Three consecutive evenings of public hearings on the Cascadia Monorail bid agreement—and the now-dead financing plan—got under way Tuesday, July 5. Would a solution emerge, perhaps suggested by someone who lives far from the monorail Kool-Aid pitcher?
At a packed Ballard High School gym Tuesday night, the mostly older crowd supported—gauging by applause—a monorail for Seattle but loathed the plan for this one. Some preferred buses, many liked light rail, and everyone dreaded the noise of potential monorail construction down 15th Avenue Northwest in Ballard. Still, resident Don Ware told the audience it's Seattle's irritating habit to always say no to civic innovation without ever knowing why: "You guys haven't had an answer in the 62 years I've been alive, because the people of Seattle always have a reason to say no."
But several other speakers ticked off the reasons this monorail plan is folly: huge columns in the streets, fewer stations with smaller platforms, two-car trains not much bigger than a large bus, monster overhead switching platforms, the need for a car (to get to the station, where there will be little parking, and to pay for the monorail—whose revenue is based on a car licensing tax), and, in the words of an elderly woman shaking her finger at the SMP board seated on stage, the "secrecy and the arrogance" of monorail officials when dealing with neighborhoods. And one more thing, said slow-drawling Larry Porter of Ballard: In that last vote, which would have recalled the monorail, a yes vote meant no, and a no vote meant yes. "Now what kind of shenanigans is that?"
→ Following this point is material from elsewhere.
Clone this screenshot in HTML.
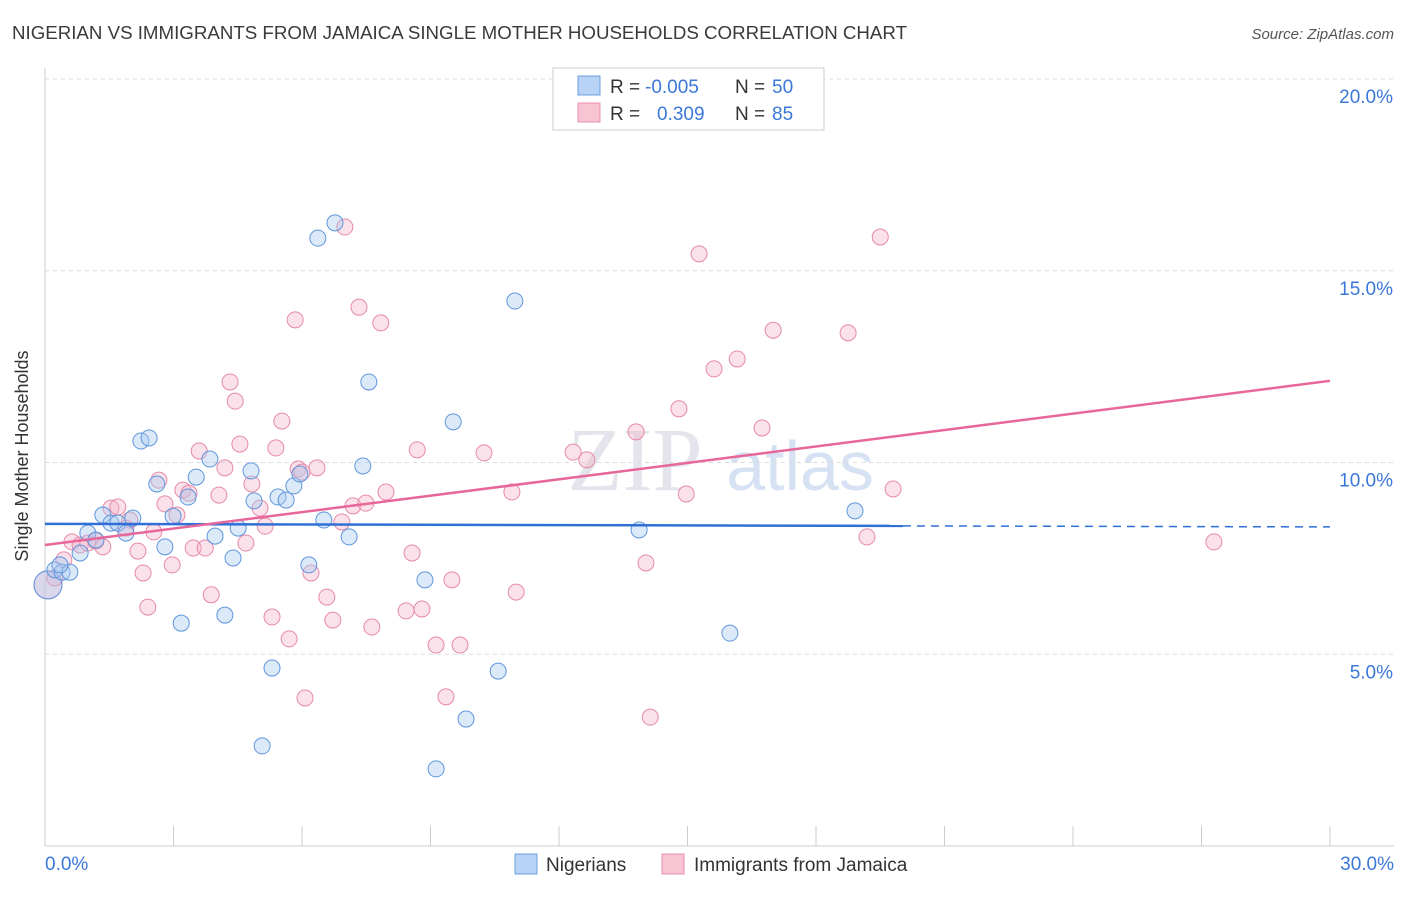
<!DOCTYPE html>
<html><head><meta charset="utf-8"><style>
body{margin:0;background:#fff;font-family:"Liberation Sans",sans-serif}
</style></head><body>
<svg width="1406" height="892" xmlns="http://www.w3.org/2000/svg">
<text x="12" y="39" font-size="18" textLength="895" lengthAdjust="spacingAndGlyphs" fill="#3a3a3a">NIGERIAN VS IMMIGRANTS FROM JAMAICA SINGLE MOTHER HOUSEHOLDS CORRELATION CHART</text>
<text x="1394" y="39" font-size="15" fill="#555" text-anchor="end" font-style="italic">Source: ZipAtlas.com</text>
<text x="28" y="456" font-size="18" fill="#333" text-anchor="middle" transform="rotate(-90 28 456)">Single Mother Households</text>
<text x="635" y="490" font-size="90" fill="#e4e4ec" font-family="Liberation Serif" text-anchor="middle">ZIP</text>
<text x="800" y="490" font-size="70" fill="#d6e2f3" text-anchor="middle">atlas</text>
<g id="grid"></g><g id="axes"></g><g id="pts"></g><g id="lines"></g>
<g>
<rect x="553" y="68" width="271" height="62" fill="#fff" stroke="#ccc"/>
<rect x="578" y="76" width="22" height="19" fill="#b8d3f5" stroke="#6a9fe0"/>
<rect x="578" y="103" width="22" height="19" fill="#f8c4d4" stroke="#e890aa"/>
<text y="93" font-size="19" fill="#333"><tspan x="610">R =</tspan><tspan x="645" fill="#3b78d8">-0.005</tspan><tspan x="735">N =</tspan><tspan x="772" fill="#3b78d8">50</tspan></text>
<text y="120" font-size="19" fill="#333"><tspan x="610">R =</tspan><tspan x="657" fill="#3b78d8">0.309</tspan><tspan x="735">N =</tspan><tspan x="772" fill="#3b78d8">85</tspan></text>
</g>
<g>
<rect x="515" y="854" width="22" height="20" fill="#b8d3f5" stroke="#6a9fe0"/>
<text x="546" y="871" font-size="19" fill="#333">Nigerians</text>
<rect x="662" y="854" width="22" height="20" fill="#f8c4d4" stroke="#e890aa"/>
<text x="694" y="871" font-size="19" fill="#333">Immigrants from Jamaica</text>
</g>
</svg>
<script>
const yTicks=[5,10,15,20];
const yTickLabels=["5.0%","10.0%","15.0%","20.0%"];
const xTicks=[0,3,6,9,12,15,18,21,24,27,30];
const blueX=[0.07,0.23,0.40,0.58,0.82,1.00,1.19,1.35,1.54,1.70,1.89,2.05,2.24,2.43,2.61,2.80,2.99,3.18,3.34,3.53,3.85,3.97,4.20,4.39,4.51,4.81,4.88,5.07,5.30,5.44,5.63,5.81,5.95,6.16,6.37,6.51,6.77,7.10,7.42,7.56,8.87,9.13,9.53,9.83,10.58,10.97,13.87,15.99,18.91,0.35];
const blueY=[6.81,7.20,7.14,7.14,7.64,8.16,7.98,8.63,8.42,8.42,8.16,8.55,10.56,10.64,9.44,7.80,8.60,5.81,9.10,9.62,10.09,8.08,6.02,7.51,8.29,9.78,9.00,2.61,4.64,9.10,9.02,9.39,9.70,7.33,15.85,8.50,16.25,8.06,9.91,12.10,6.94,2.01,11.06,3.31,4.56,14.21,8.24,5.55,8.74,7.33];
const pinkX=[0.07,0.23,0.44,0.63,0.82,1.00,1.19,1.35,1.54,1.70,1.89,1.98,2.17,2.29,2.40,2.54,2.66,2.80,2.97,3.08,3.22,3.36,3.46,3.60,3.74,3.88,4.06,4.20,4.32,4.44,4.55,4.69,4.83,5.02,5.14,5.30,5.39,5.53,5.70,5.84,5.91,6.00,6.07,6.21,6.35,6.58,6.72,6.93,7.00,7.19,7.33,7.49,7.63,7.84,7.96,8.43,8.57,8.69,8.80,9.13,9.36,9.50,9.69,10.25,10.90,11.00,12.33,12.65,13.80,14.03,14.13,14.80,14.97,15.27,15.62,16.16,16.74,17.00,18.75,19.19,19.50,19.80,27.29];
const pinkY=[6.81,6.99,7.46,7.93,7.85,7.90,7.95,7.80,8.81,8.84,8.29,8.50,7.69,7.12,6.23,8.19,9.54,8.92,7.33,8.63,9.28,9.20,7.77,10.30,7.77,6.55,9.15,9.86,12.10,11.60,10.48,7.90,9.44,8.81,8.34,5.97,10.38,11.08,5.40,13.72,9.83,9.75,3.86,7.12,9.86,6.49,5.89,8.45,16.14,8.87,14.05,8.94,5.71,13.64,9.23,6.13,7.64,10.33,6.18,5.24,3.89,6.94,5.24,10.25,9.23,6.62,10.27,10.07,10.80,7.38,3.36,11.40,9.18,15.44,12.44,12.70,10.90,13.45,13.38,8.06,15.88,9.31,7.93];
const blueTrend=[8.40,8.32];
const pinkTrend=[7.85,12.13];
const blueSolidEnd=20.03;
const NS="http://www.w3.org/2000/svg";
const X=v=>45+v*(1285/30), Y=v=>846-v*38.35;
function mk(t,a,p){const e=document.createElementNS(NS,t);for(const k in a)e.setAttribute(k,a[k]);p.appendChild(e);return e;}
const grid=document.getElementById('grid'),axes=document.getElementById('axes'),pts=document.getElementById('pts'),lines=document.getElementById('lines');
yTicks.forEach((t,i)=>{
 const l=mk('line',{x1:45,x2:1394,y1:Y(t),y2:Y(t),stroke:'#ddd','stroke-dasharray':'4,4'},grid);
 
 
 const tx=mk('text',{x:1393,y:Y(t)+24,'font-size':19,fill:'#3b78d8','text-anchor':'end'},axes);
 tx.textContent=yTickLabels[i];
 
 
});
const al=mk('line',{x1:45,x2:1394,y1:846,y2:846,stroke:'#ccc'},axes);


const yl=mk('line',{x1:45,x2:45,y1:68,y2:846,stroke:'#ccc'},axes);


xTicks.forEach(t=>{
 const l=mk('line',{x1:X(t),x2:X(t),y1:826,y2:846,stroke:'#ccc'},axes);
 
 
});
const x0=mk('text',{x:45,y:870,'font-size':19,fill:'#3b78d8'},axes);x0.textContent='0.0%';


const x1=mk('text',{x:1394,y:870,'font-size':19,fill:'#3b78d8','text-anchor':'end'},axes);x1.textContent='30.0%';


function dots(xs,ys,fill,stroke,name){
 xs.forEach((x,i)=>{
  const c=mk('circle',{cx:X(x),cy:Y(ys[i]),r:i===0?14:8,fill:fill,'fill-opacity':0.4,stroke:stroke,'stroke-width':1},pts);
  
  
 });
}
dots(pinkX,pinkY,'#f5b3c8','#e68aa8','point-jamaica');
dots(blueX,blueY,'#a8c8f0','#5f96dc','point-nigerians');
const bSlope=(blueTrend[1]-blueTrend[0])/30;
const b1=mk('line',{x1:X(0),y1:Y(blueTrend[0]),x2:X(blueSolidEnd),y2:Y(blueTrend[0]+bSlope*blueSolidEnd),stroke:'#2f6fd6','stroke-width':2.5},lines);


const b2=mk('line',{x1:X(blueSolidEnd),y1:Y(blueTrend[0]+bSlope*blueSolidEnd),x2:X(30),y2:Y(blueTrend[1]),stroke:'#2f6fd6','stroke-width':1.5,'stroke-dasharray':'8,6'},lines);


const p1=mk('line',{x1:X(0),y1:Y(pinkTrend[0]),x2:X(30),y2:Y(pinkTrend[1]),stroke:'#e8679a','stroke-width':2.5},lines);


</script>
</body></html>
At the board meeting last week, critics lined up to say "we told you so," and one, Geof Logan, asked almost everyone in the room to resign. He and others told the suddenly expendable Horn, sitting within lunging distance across the table, that he should be fired. Horn had no comment then, but after a few days of twisting in the wind, he and Weeks, the mad scientists of the monorail "experiment," as it was called, threw themselves from the train.
In a joint communiqué appropriately issued on Independence Day, Horn and Weeks implied that they had become heavy baggage that was weighing down progress. "On Friday [July 1], when I left the SMP office," Horn wrote, "I wasn't planning to resign. But after talking with my wife and family and reflecting on the magnitude of the issues we face today, I knew stepping down was the right thing to do." He allowed that "my continued presence as executive director is proving to be a distraction from the real issue at hand—the importance of building mass transit in our city." He and Weeks took "full responsibility for the current situ-ation and feel that it is in the best interest of the project to step down," convinced nonetheless that "a monorail for the city of Seattle is within reach."
At a press conference the next day, acting board Chair Kristina Hill, who says SMP design and construction chief Tom Horkan has become interim executive director, worried about "voter fatigue" if a new monorail plan should suddenly be put on the upcoming September primary election ballot, as some supporters are suggesting. She said that scrapping the existing bid and "starting from scratch would be a mistake." Hill's still hopeful the current plan can be modified and saved, which monorail critic Henry Aronson says is another example of a board that is "drunk in the wheelhouse."